The federal agency is also asking for input in areas involving the Moving Ahead for Progress in the 21st Century Act (MAP-21) which was passed by Congress in 2012. This is the second time the agency has asked for comments on rulemaking. The “advance notice” identifies eight areas of concern:
• The nature of group surety bonds and group trust funds.
• Assets readily available in a trust fund.
• The immediate suspension of broker/freight forwarder operating authority in instances of insufficient financial security.
• The responsibilities of sureties or trusts in cases of broker/freight forwarder financial failure or insolvency.
• The enforcement authority of the FMCSA over non-compliant surety providers.
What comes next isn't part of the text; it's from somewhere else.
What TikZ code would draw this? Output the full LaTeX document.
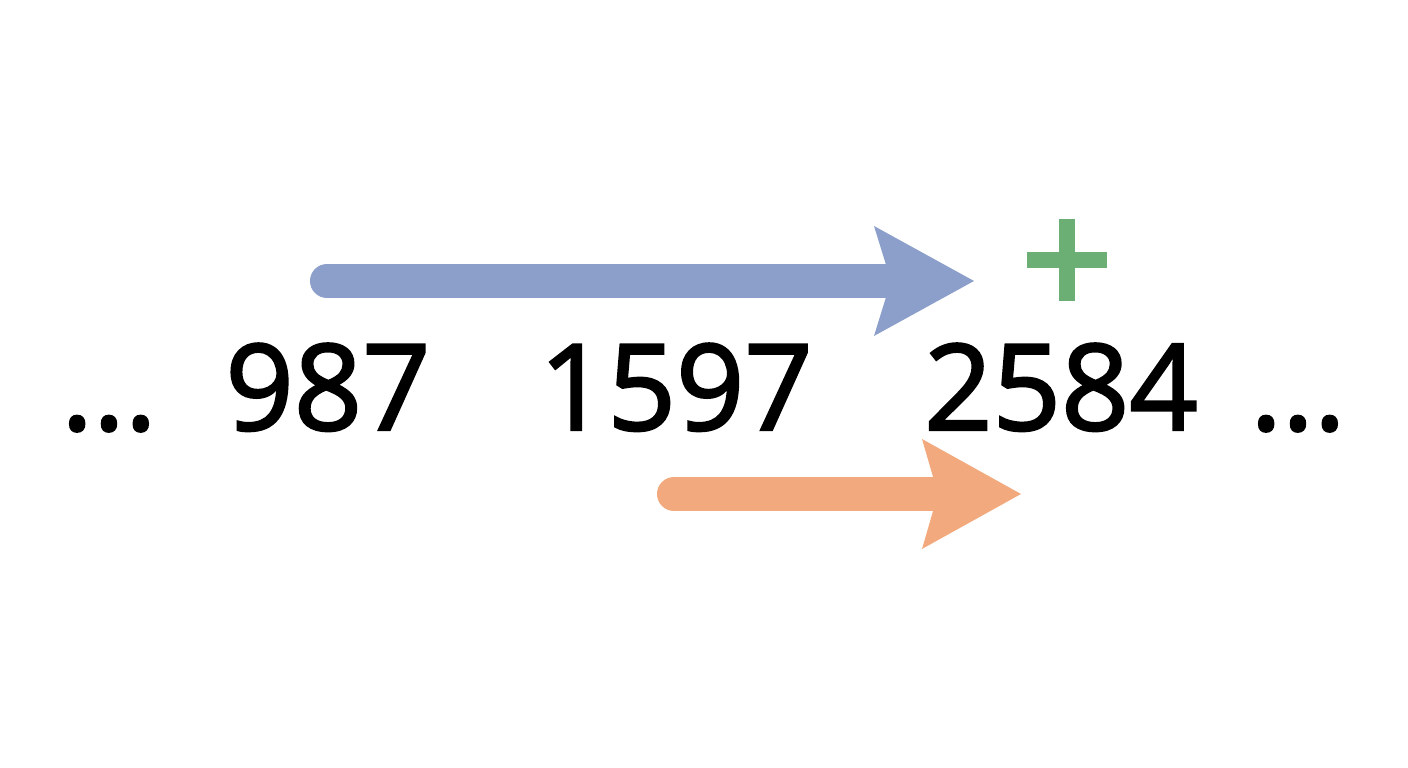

• Criteria for entities to be eligible to provide trust funds for BMC-85 filings.
•Recommended changes and revisions to the BMC-84 and BMC-85 forms.
• Financial responsibility requirements for brokers of household goods (HHG) and current payment models in the HHG industry.
In MAP-21, Congress mandated that the FMCSA should immediately suspend brokers and forwarders whose financial responsibility goes under the $75,000 required amount. To determine when and how licenses should be suspended or revoked, the agency is looking for feedback on an appropriate “cushion time” for brokers when a claim is filed.
In a written statement, the agency said, “FMCSA seeks comment on the appropriate cushion time for brokers or freight forwarders to respond to claims made to the guarantors, valid or otherwise. Such a grace period would seem to give firms adequate time to adjudicate claims and settlements internally, as well as price in the costs associated with any claims relating to contract noncompliance.”
At this time, the FMCSA has not yet clarified when and how it will suspend licenses, but it has moved closer to full enforcement of the MAP-21 rules. Obviously, it is important for interested parties to provide input to the agency before rules go into effect.